--- Available data ---

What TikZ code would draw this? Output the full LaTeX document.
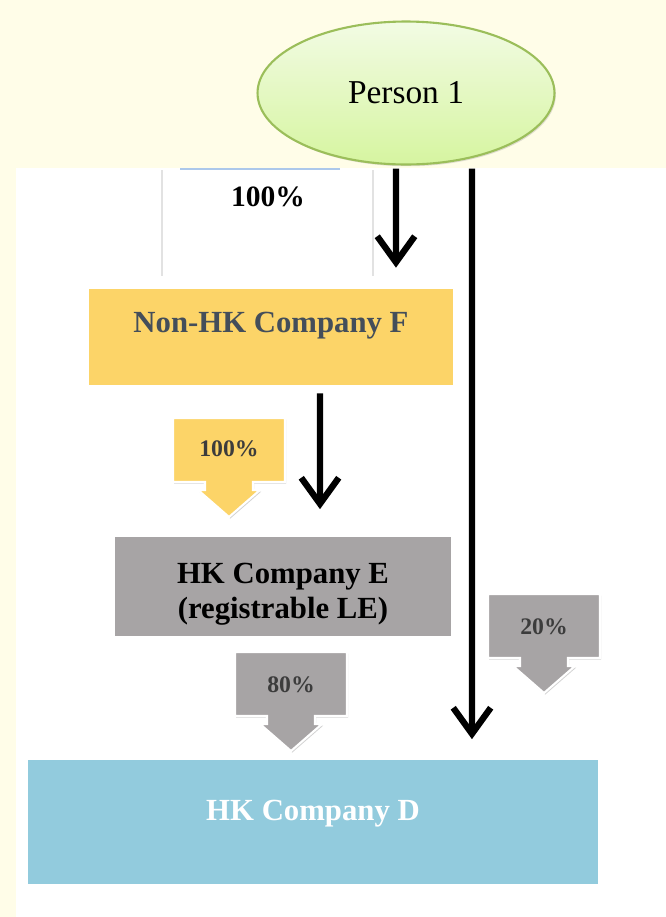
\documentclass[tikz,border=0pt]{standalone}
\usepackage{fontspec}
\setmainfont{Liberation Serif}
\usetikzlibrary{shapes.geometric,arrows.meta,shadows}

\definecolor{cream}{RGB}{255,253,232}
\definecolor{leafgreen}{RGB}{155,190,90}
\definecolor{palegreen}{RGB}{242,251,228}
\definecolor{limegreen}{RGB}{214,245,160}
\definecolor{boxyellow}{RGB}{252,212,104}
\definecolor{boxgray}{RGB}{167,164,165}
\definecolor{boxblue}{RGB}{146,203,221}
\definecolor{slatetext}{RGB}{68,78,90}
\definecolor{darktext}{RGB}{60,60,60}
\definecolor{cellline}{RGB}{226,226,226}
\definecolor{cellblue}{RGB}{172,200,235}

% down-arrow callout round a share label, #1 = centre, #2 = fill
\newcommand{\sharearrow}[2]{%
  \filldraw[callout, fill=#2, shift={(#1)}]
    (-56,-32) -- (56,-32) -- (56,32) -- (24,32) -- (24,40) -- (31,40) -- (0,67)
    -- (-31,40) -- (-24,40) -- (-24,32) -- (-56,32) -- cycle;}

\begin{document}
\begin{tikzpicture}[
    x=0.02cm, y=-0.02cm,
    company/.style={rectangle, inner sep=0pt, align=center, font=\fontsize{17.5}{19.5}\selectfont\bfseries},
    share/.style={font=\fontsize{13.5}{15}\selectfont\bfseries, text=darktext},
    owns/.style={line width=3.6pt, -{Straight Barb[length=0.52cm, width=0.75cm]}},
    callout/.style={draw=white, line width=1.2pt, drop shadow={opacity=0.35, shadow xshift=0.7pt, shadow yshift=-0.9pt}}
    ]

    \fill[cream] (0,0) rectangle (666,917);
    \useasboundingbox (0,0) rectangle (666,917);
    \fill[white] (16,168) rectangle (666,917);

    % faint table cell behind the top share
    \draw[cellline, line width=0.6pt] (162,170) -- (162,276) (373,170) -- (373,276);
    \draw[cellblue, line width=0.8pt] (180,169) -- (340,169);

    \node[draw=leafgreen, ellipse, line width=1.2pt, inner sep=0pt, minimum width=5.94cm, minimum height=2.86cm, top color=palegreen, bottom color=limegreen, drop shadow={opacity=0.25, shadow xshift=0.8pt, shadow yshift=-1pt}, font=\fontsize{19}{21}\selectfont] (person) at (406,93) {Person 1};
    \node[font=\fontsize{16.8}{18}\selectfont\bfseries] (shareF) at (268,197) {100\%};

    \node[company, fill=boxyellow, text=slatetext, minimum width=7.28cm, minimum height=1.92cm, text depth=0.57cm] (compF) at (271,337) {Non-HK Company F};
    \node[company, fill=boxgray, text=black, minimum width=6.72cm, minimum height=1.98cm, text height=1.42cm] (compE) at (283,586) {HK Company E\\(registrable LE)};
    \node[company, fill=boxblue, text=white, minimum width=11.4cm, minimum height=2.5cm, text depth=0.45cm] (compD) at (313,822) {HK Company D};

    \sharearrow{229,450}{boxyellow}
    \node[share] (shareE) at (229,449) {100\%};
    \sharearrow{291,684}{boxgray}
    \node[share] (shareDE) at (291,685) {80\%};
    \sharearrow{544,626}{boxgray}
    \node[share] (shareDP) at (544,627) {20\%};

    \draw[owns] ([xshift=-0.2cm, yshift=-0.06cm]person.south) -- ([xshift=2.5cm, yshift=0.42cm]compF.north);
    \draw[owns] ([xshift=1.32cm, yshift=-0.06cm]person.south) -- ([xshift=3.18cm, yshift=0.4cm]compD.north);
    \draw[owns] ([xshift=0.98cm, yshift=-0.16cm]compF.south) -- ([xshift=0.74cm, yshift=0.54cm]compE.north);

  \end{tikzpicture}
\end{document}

---

Copy all the data exactly as written, but skip any picture.

Answer to this problem:
What TikZ code would draw this? Output the full LaTeX document.
\documentclass[tikz,border=0pt]{standalone}
\usepackage{fontspec}
\setmainfont{Liberation Serif}
\usetikzlibrary{shapes.geometric,arrows.meta,shadows}

\definecolor{cream}{RGB}{255,253,232}
\definecolor{leafgreen}{RGB}{155,190,90}
\definecolor{palegreen}{RGB}{242,251,228}
\definecolor{limegreen}{RGB}{214,245,160}
\definecolor{boxyellow}{RGB}{252,212,104}
\definecolor{boxgray}{RGB}{167,164,165}
\definecolor{boxblue}{RGB}{146,203,221}
\definecolor{slatetext}{RGB}{68,78,90}
\definecolor{darktext}{RGB}{60,60,60}
\definecolor{cellline}{RGB}{226,226,226}
\definecolor{cellblue}{RGB}{172,200,235}

% down-arrow callout round a share label, #1 = centre, #2 = fill
\newcommand{\sharearrow}[2]{%
  \filldraw[callout, fill=#2, shift={(#1)}]
    (-56,-32) -- (56,-32) -- (56,32) -- (24,32) -- (24,40) -- (31,40) -- (0,67)
    -- (-31,40) -- (-24,40) -- (-24,32) -- (-56,32) -- cycle;}

\begin{document}
\begin{tikzpicture}[
    x=0.02cm, y=-0.02cm,
    company/.style={rectangle, inner sep=0pt, align=center, font=\fontsize{17.5}{19.5}\selectfont\bfseries},
    share/.style={font=\fontsize{13.5}{15}\selectfont\bfseries, text=darktext},
    owns/.style={line width=3.6pt, -{Straight Barb[length=0.52cm, width=0.75cm]}},
    callout/.style={draw=white, line width=1.2pt, drop shadow={opacity=0.35, shadow xshift=0.7pt, shadow yshift=-0.9pt}}
    ]

    \fill[cream] (0,0) rectangle (666,917);
    \useasboundingbox (0,0) rectangle (666,917);
    \fill[white] (16,168) rectangle (666,917);

    % faint table cell behind the top share
    \draw[cellline, line width=0.6pt] (162,170) -- (162,276) (373,170) -- (373,276);
    \draw[cellblue, line width=0.8pt] (180,169) -- (340,169);

    \node[draw=leafgreen, ellipse, line width=1.2pt, inner sep=0pt, minimum width=5.94cm, minimum height=2.86cm, top color=palegreen, bottom color=limegreen, drop shadow={opacity=0.25, shadow xshift=0.8pt, shadow yshift=-1pt}, font=\fontsize{19}{21}\selectfont] (person) at (406,93) {Person 1};
    \node[font=\fontsize{16.8}{18}\selectfont\bfseries] (shareF) at (268,197) {100\%};

    \node[company, fill=boxyellow, text=slatetext, minimum width=7.28cm, minimum height=1.92cm, text depth=0.57cm] (compF) at (271,337) {Non-HK Company F};
    \node[company, fill=boxgray, text=black, minimum width=6.72cm, minimum height=1.98cm, text height=1.42cm] (compE) at (283,586) {HK Company E\\(registrable LE)};
    \node[company, fill=boxblue, text=white, minimum width=11.4cm, minimum height=2.5cm, text depth=0.45cm] (compD) at (313,822) {HK Company D};

    \sharearrow{229,450}{boxyellow}
    \node[share] (shareE) at (229,449) {100\%};
    \sharearrow{291,684}{boxgray}
    \node[share] (shareDE) at (291,685) {80\%};
    \sharearrow{544,626}{boxgray}
    \node[share] (shareDP) at (544,627) {20\%};

    \draw[owns] ([xshift=-0.2cm, yshift=-0.06cm]person.south) -- ([xshift=2.5cm, yshift=0.42cm]compF.north);
    \draw[owns] ([xshift=1.32cm, yshift=-0.06cm]person.south) -- ([xshift=3.18cm, yshift=0.4cm]compD.north);
    \draw[owns] ([xshift=0.98cm, yshift=-0.16cm]compF.south) -- ([xshift=0.74cm, yshift=0.54cm]compE.north);

  \end{tikzpicture}
\end{document}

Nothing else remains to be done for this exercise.